Wielkie wrażenie na wielu festiwalowych gościach zrobił melodramat "Kości i rdza" . W tym niezwykle poruszającym filmie Marion Cotillard - nagrodzona wcześniej Oscarem za pamiętną rolę Edith Piaf - gra kobietę z amputowanymi nogami, która zakochuje się bokserze żyjącym na granicy społecznego marginesu. Para razem walczy z przeciwnościami losu. To bohaterowie epoki kryzysu, w której społeczeństwo staje się coraz bardziej barbarzyńskie, ludzie szukają w koszach ze śmieciami żywności dla dzieci. Całym majątkiem najbiedniejszych jest ich siła fizyczna - ale tej też czasami brakuje - wyjaśnił francuski reżyser Jacques Audiard, znany głównie ze swego poprzedniego, głośnego filmu "Prorok". Całej historii, która rozgrywa się przede wszystkim na Francuskiej Riwierze, a kończy w Warszawie, nie brakuje jednak również optymistycznych, czy wręcz radosnych akcentów. Festiwalowi goście są zgodni, że Marion Cotillard raz jeszcze potwierdziła, że ma wprost niezwykły talent aktorski.

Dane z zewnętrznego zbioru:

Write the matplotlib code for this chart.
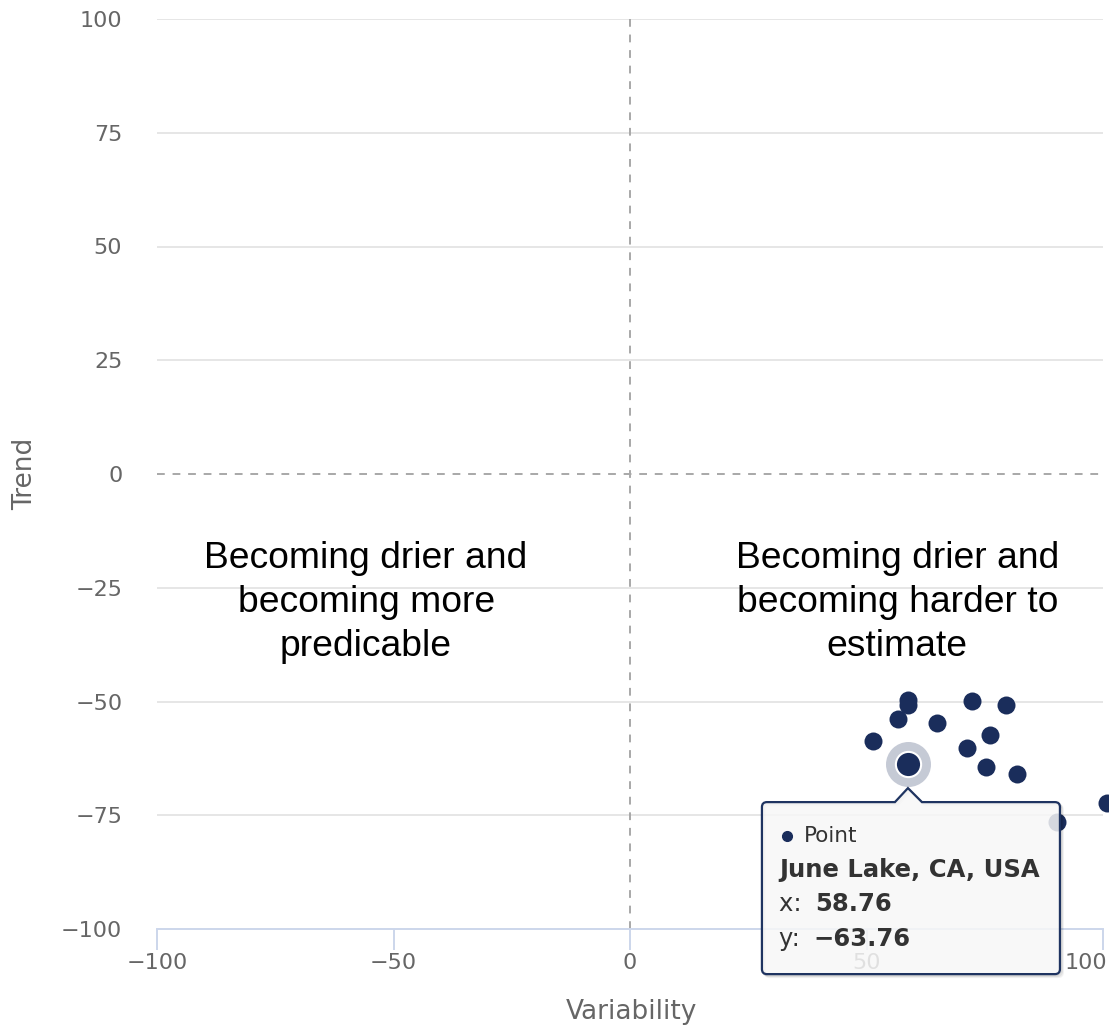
import matplotlib
matplotlib.use("Agg")
import matplotlib.pyplot as plt
from matplotlib.path import Path
from matplotlib.patches import PathPatch
from matplotlib.transforms import IdentityTransform, ScaledTranslation

# ---- data ----
variability = [58.7, 58.7, 56.7, 51.3, 65.0, 72.3, 79.4, 76.1, 71.3, 75.2, 81.9, 100.8, 90.2]
trend = [-49.7, -50.8, -53.9, -58.6, -54.8, -49.9, -50.8, -57.3, -60.3, -64.4, -65.9, -72.4, -76.5]

hover_name = "June Lake, CA, USA"
hover_x = 58.76
hover_y = -63.76
hover_series = "Point"

y_ticks = [-100, -75, -50, -25, 0, 25, 50, 75, 100]
x_ticks = [-100, -50, 0, 50, 100]

quadrant_notes = [
    (-55.8, "Becoming drier and\nbecoming more\npredicable"),
    (56.5, "Becoming drier and\nbecoming harder to\nestimate"),
]
note_y = -28.3

W, H = 1109, 1028
navy = "#1a2d5b"
label_grey = "#666666"

fig = plt.figure(figsize=(W / 100, H / 100), dpi=100)
ax = fig.add_axes([157 / W, 1 - 929 / H, (1103 - 157) / W, (929 - 19) / H])
ax.set_xlim(-100, 100)
ax.set_ylim(-100, 100)

for side in ["top", "right", "left"]:
    ax.spines[side].set_visible(False)
ax.spines["bottom"].set_color("#ccd6eb")
ax.spines["bottom"].set_linewidth(1.4)

ax.set_xticks(x_ticks)
ax.set_yticks(y_ticks)
ax.set_xticklabels([str(v).replace("-", "\u2212") for v in x_ticks])
ax.set_yticklabels([str(v).replace("-", "\u2212") for v in y_ticks])
ax.tick_params(axis="x", length=15, width=1.4, color="#ccd6eb", pad=2,
               labelsize=16, labelcolor=label_grey)
ax.tick_params(axis="y", length=0, pad=25, labelsize=16, labelcolor=label_grey)

# last x label is pushed inside the chart, like the reference
last = ax.get_xticklabels()[-1]
last.set_horizontalalignment("right")
last.set_transform(last.get_transform() + ScaledTranslation(4 / 100, 0, fig.dpi_scale_trans))

# grid, the zero line is a dashed plot line instead
for v in y_ticks:
    if v in (0, -100):
        continue
    ax.axhline(v, color="#e6e6e6", lw=1.4, zorder=0)
ax.axhline(0, color="#a8a8a8", lw=1.4, dashes=(4, 4), zorder=1)
ax.axvline(0, color="#a8a8a8", lw=1.4, dashes=(4, 4), zorder=1)

fig.text(631 / W, 1 - 1012 / H, "Variability", ha="center", va="center",
         fontsize=19, color=label_grey)
fig.text(25 / W, 1 - 474 / H, "Trend", ha="center", va="center",
         rotation=90, fontsize=19, color=label_grey)

for nx, txt in quadrant_notes:
    ax.text(nx, note_y, txt, ha="center", va="center", multialignment="center",
            fontsize=26.8, family="Liberation Sans", color="black",
            linespacing=1.34, zorder=2)

ax.scatter(variability, trend, s=168, color=navy, linewidths=0,
           zorder=3, clip_on=False)

# hovered point with halo
ax.scatter([hover_x], [hover_y], s=1050, color=navy, alpha=0.25,
           linewidths=0, zorder=4, clip_on=False)
ax.scatter([hover_x], [hover_y], s=330, color=navy, edgecolors="white",
           linewidths=1.5, zorder=5, clip_on=False)

# tooltip, drawn in pixel space below the hovered point
px, py = ax.transData.transform((hover_x, hover_y))
left, right = px - 146, px + 152
top, bottom = py - 38, py - 210
tip_y = py - 24
r = 5


def tooltip_path(dx, dy):
    L, R, T, B = left + dx, right + dx, top + dy, bottom + dy
    tx = px + dx
    verts = [
        (L + r, T), (tx - 13, T), (tx, tip_y + dy), (tx + 14, T), (R - r, T),
        (R, T), (R, T - r),
        (R, B + r),
        (R, B), (R - r, B),
        (L + r, B),
        (L, B), (L, B + r),
        (L, T - r),
        (L, T), (L + r, T),
        (L + r, T),
    ]
    codes = [Path.MOVETO, Path.LINETO, Path.LINETO, Path.LINETO, Path.LINETO,
             Path.CURVE3, Path.CURVE3,
             Path.LINETO,
             Path.CURVE3, Path.CURVE3,
             Path.LINETO,
             Path.CURVE3, Path.CURVE3,
             Path.LINETO,
             Path.CURVE3, Path.CURVE3,
             Path.CLOSEPOLY]
    return Path(verts, codes)


for k, a in [(3, 0.05), (2, 0.08), (1, 0.1)]:
    fig.add_artist(PathPatch(tooltip_path(k, -k), transform=IdentityTransform(),
                             facecolor="none", edgecolor="black", alpha=a,
                             lw=1.5, zorder=9))
fig.add_artist(PathPatch(tooltip_path(0, 0), transform=IdentityTransform(),
                         facecolor="#f7f7f7", alpha=0.85, edgecolor="none",
                         zorder=10))
fig.add_artist(PathPatch(tooltip_path(0, 0), transform=IdentityTransform(),
                         facecolor="none", edgecolor="#1f3461", lw=1.6,
                         zorder=11))

text_x = left + 17
row = [top - 34, top - 68, top - 102, top - 137]
tip_kw = dict(transform=IdentityTransform(), va="center", color="#333333", zorder=12)
fig.add_artist(plt.Line2D([text_x + 8], [row[0]], marker="o", ms=7,
                          color=navy, lw=0, transform=IdentityTransform(),
                          zorder=12))
fig.text(text_x + 25, row[0], hover_series, fontsize=15.5, **tip_kw)
fig.text(text_x, row[1], hover_name, fontsize=17.5, fontweight="bold", **tip_kw)
fig.text(text_x, row[2], "x: ", fontsize=17.5, **tip_kw)
fig.text(text_x + 36, row[2], f"{hover_x:.2f}", fontsize=17.5,
         fontweight="bold", **tip_kw)
fig.text(text_x, row[3], "y: ", fontsize=17.5, **tip_kw)
fig.text(text_x + 34, row[3], f"{hover_y:.2f}".replace("-", "\u2212"),
         fontsize=17.5, fontweight="bold", **tip_kw)

fig.savefig("out.png", dpi=100)
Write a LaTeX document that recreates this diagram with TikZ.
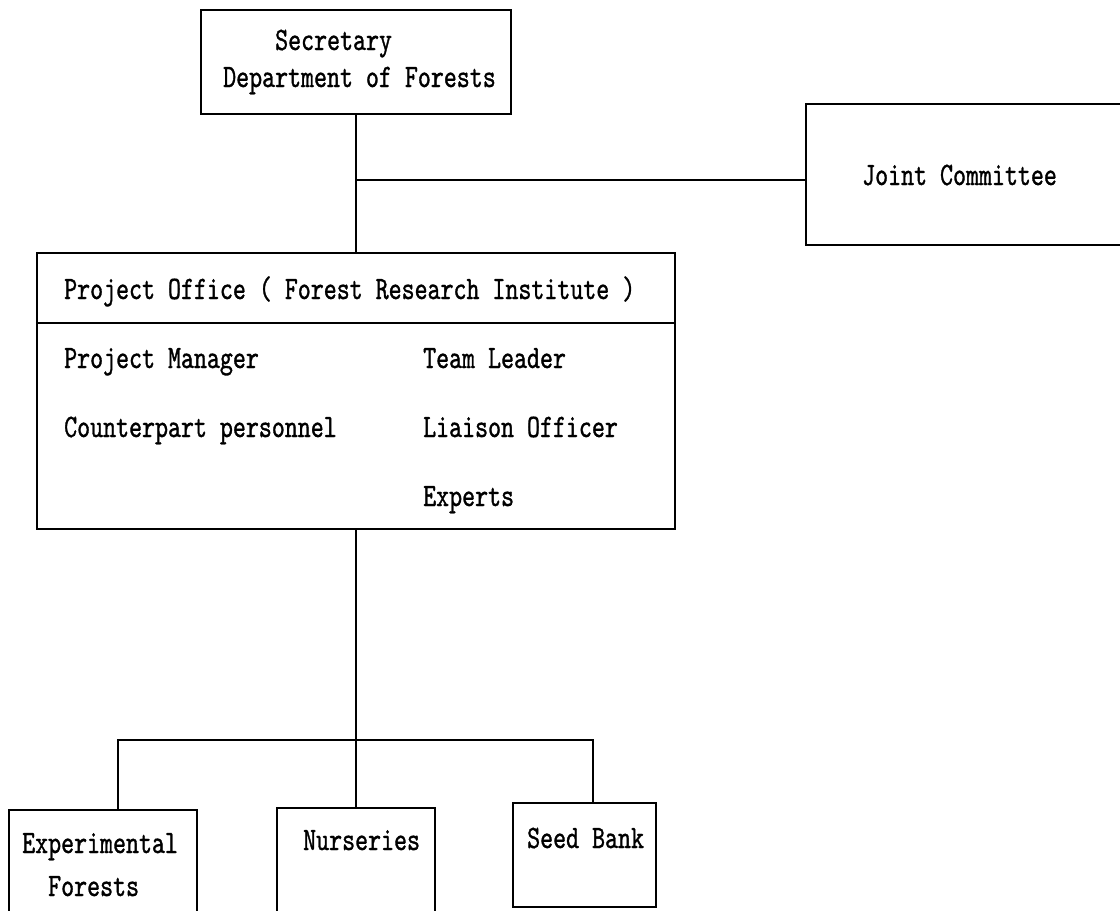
\documentclass[tikz,border=0pt]{standalone}
\usepackage{fontspec}
\newfontfamily\tw{lmmono10-regular.otf}[FakeStretch=0.756,FakeBold=1]
\begin{document}
\begin{tikzpicture}[x=1pt,y=-1pt,
  box/.style={draw,line width=2.4pt,rectangle,inner sep=0pt},
  link/.style={line width=2.2pt},
  txt/.style={anchor=base west,inner sep=0pt,font=\tw\fontsize{32.7}{36}\selectfont}]
\useasboundingbox (0,0) rectangle (1120,911);
\fill[white] (0,0) rectangle (1120,911);
% boxes
\node[box,minimum width=310pt,minimum height=104pt] (sec) at (356,62) {};
\node[box,minimum width=329pt,minimum height=141pt] (joint) at (970.5,174.5) {};
\node[box,minimum width=638pt,minimum height=276pt] (po) at (356,391) {};
\node[box,minimum width=188pt,minimum height=130pt] (exp) at (103,875) {};
\node[box,minimum width=158pt,minimum height=132pt] (nur) at (356,874) {};
\node[box,minimum width=143pt,minimum height=104pt] (seed) at (584.5,855) {};
\coordinate (dv) at (0,323);
\draw[line width=2.2pt] (po.west |- dv) -- (po.east |- dv);
% texts
\node[txt] (t1) at (275,50) {Secretary};
\node[txt] (t2) at (223,87) {Department of Forests};
\node[txt] (t3) at (862,185) {Joint Committee};
\node[txt] (t4) at (64,299) {Project Office ( Forest Research Institute )};
\node[txt] (t5) at (64,368) {Project Manager};
\node[txt] (t6) at (64,437) {Counterpart personnel};
\node[txt] (t7) at (423,368) {Team Leader};
\node[txt] (t8) at (423,437) {Liaison Officer};
\node[txt] (t9) at (423,506) {Experts};
\node[txt] (t10) at (22,853) {Experimental};
\node[txt] (t11) at (48,896) {Forests};
\node[txt] (t12) at (303,850) {Nurseries};
\node[txt] (t13) at (527,848) {Seed Bank};
% connectors
\draw[link] (sec.south) -- (po.north);
\coordinate (jj) at (356,180);
\draw[link] (jj) -- (jj -| joint.west);
\draw[link] (po.south) -- (nur.north);
\coordinate (bl) at (118,740);
\coordinate (br) at (593,740);
\draw[link] (bl |- exp.north) -- (bl) -- (br) -- (br |- seed.north);
\end{tikzpicture}
\end{document}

Innym faworytem festiwalu jest dużo lżejszy film "Moonrise Kingdom" Amerykanina Wesa Andresona o ucieczce pary zakochanych 12-latków, w którym Bruce Willis gra szefa policji. Ten komediodramat, którego akcja rozgrywa się w latach 60-tych, zachwycił głównie miłośników ekranowych przypowiastek filozoficznych i kina nieco surrealistycznego. Gra w nim cala plejada gwiazd. Oprócz Willisa na ekranie zobaczyć można m.in. Edwarda Nortona, Billa Murraya, Tildę Swinton i Harveya Keitela. Podczas prac nad scenariuszem, Andersonowi pomagał Roman Coppola - syn słynnego reżysera Francisa Forda Coppoli. Do najpopularniejszych filmów Andersona należą "Genialny Klan", "Podwodne życie ze Stevem Zissou" oraz "Fantastyczny Pan Lis". Thierry Fremaux, główny delegat festiwalu w Cannes, przedstawia reżysera jako jedną z wschodzących gwiazd amerykańskiej kinematografii, co po raz kolejny udowodnił swoim najnowszym dziełem. "Moonrise Kingdom" jest w opinii Fremaux świadectwem wolności twórczej, którą reżyser cały czas rozwija.
Tegoroczny Festiwal w Cannes zakończy się 27 maja. Wtedy poznamy zwycięzców rywalizacji o Złotą Palmę i inne prestiżowe nagrody.